Proteins are classified into the lipocalin family by their 8 antiparallel beta-sheets that form a barrel structure which acts as the binding site for ligands.
== Function ==
Lipocalin-1 (LCN1) is capable of binding a wide variety of lipophilic molecules along with zinc and chloride ions. Because of this feature, LCN1’s main function is thought to be the removal of potentially harmful lipids and lipophilic molecules from the body by binding them. The LCN1-Ligand complex is then imported via Lipocalin-1-Interacting Membrane Receptor (LIMR) so the bound molecule can be broken down safely within the cell. This process of retrieving molecules may impact several processes including pheromone signaling, immunodulation, inflammation, detoxification, tissue development, apoptosis and more.

LCN1 shares three sequence motifs with cystatins which enables LCN1 to act in a similar manner to cystatins as a cysteine proteinase inhibitor. These domains have specifically been shown to bind Papain.

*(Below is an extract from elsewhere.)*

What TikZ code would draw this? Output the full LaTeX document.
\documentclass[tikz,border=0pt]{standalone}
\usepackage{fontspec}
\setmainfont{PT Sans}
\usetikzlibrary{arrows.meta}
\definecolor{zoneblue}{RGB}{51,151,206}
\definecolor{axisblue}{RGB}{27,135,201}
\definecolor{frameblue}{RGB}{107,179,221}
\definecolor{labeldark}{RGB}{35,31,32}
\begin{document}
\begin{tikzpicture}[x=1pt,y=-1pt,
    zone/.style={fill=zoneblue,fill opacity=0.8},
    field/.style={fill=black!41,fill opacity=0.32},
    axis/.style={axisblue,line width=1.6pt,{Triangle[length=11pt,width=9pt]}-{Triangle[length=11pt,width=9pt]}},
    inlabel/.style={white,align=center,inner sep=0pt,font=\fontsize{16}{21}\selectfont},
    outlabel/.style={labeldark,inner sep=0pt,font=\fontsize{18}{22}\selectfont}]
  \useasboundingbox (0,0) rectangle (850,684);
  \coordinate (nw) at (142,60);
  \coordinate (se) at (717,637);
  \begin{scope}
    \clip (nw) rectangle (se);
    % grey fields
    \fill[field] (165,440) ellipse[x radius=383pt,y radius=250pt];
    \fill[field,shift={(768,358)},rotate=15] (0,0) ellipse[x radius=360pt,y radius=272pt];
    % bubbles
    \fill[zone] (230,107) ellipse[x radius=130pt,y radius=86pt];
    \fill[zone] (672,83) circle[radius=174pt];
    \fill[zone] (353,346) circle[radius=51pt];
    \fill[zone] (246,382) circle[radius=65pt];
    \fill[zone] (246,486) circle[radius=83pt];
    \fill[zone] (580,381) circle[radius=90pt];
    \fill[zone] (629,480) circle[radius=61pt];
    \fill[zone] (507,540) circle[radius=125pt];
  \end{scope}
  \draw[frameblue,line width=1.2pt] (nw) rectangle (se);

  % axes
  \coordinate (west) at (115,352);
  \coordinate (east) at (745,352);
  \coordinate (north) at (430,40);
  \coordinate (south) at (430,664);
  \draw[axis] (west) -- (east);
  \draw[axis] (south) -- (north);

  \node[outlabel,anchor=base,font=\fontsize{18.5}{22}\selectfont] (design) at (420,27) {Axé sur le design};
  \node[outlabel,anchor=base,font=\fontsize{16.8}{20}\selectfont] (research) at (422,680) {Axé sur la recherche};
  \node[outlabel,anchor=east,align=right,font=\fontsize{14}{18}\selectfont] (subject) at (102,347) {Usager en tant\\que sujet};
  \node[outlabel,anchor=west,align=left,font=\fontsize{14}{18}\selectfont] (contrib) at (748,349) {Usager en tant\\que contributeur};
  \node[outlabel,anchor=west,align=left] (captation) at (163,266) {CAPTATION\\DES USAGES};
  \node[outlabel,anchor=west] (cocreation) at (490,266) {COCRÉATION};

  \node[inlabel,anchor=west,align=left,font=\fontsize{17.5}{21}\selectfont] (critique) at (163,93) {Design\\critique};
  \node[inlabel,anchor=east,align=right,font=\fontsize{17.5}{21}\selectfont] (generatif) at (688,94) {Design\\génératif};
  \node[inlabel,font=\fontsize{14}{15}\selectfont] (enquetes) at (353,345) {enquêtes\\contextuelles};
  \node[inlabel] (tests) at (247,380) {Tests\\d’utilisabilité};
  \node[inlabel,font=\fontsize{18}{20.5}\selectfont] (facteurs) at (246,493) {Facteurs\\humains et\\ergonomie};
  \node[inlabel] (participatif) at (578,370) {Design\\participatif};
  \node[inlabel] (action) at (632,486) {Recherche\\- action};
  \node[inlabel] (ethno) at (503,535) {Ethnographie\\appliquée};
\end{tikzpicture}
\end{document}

LCN1 also plays a role in stabilizing the lipid layer of the tear film, though the details of this are not yet well understood.

== History ==

Lipocalin-1 was initially thought to be produced exclusively by exocrine glands but has also been found in corticotrophs of the pituitary gland.

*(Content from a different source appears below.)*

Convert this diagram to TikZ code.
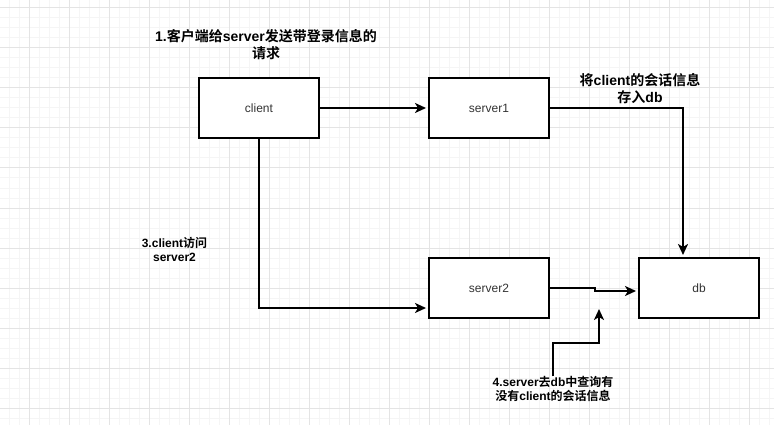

Alternate Names: Human Tear Prealbumin, Tear Lipocalin, von Ebner’s Gland Protein

== Clinical ==

When a cell is under stress, due to inflammation, infection, or otherwise, it will produce elevated levels of lipocalin-1 (LCN1). This makes it a potential noninvasive biomarker for various diseases. This potential has been shown in a study of IVF blastocysts, where elevated levels of LCN1 indicated aneuploidy in the blastocyst.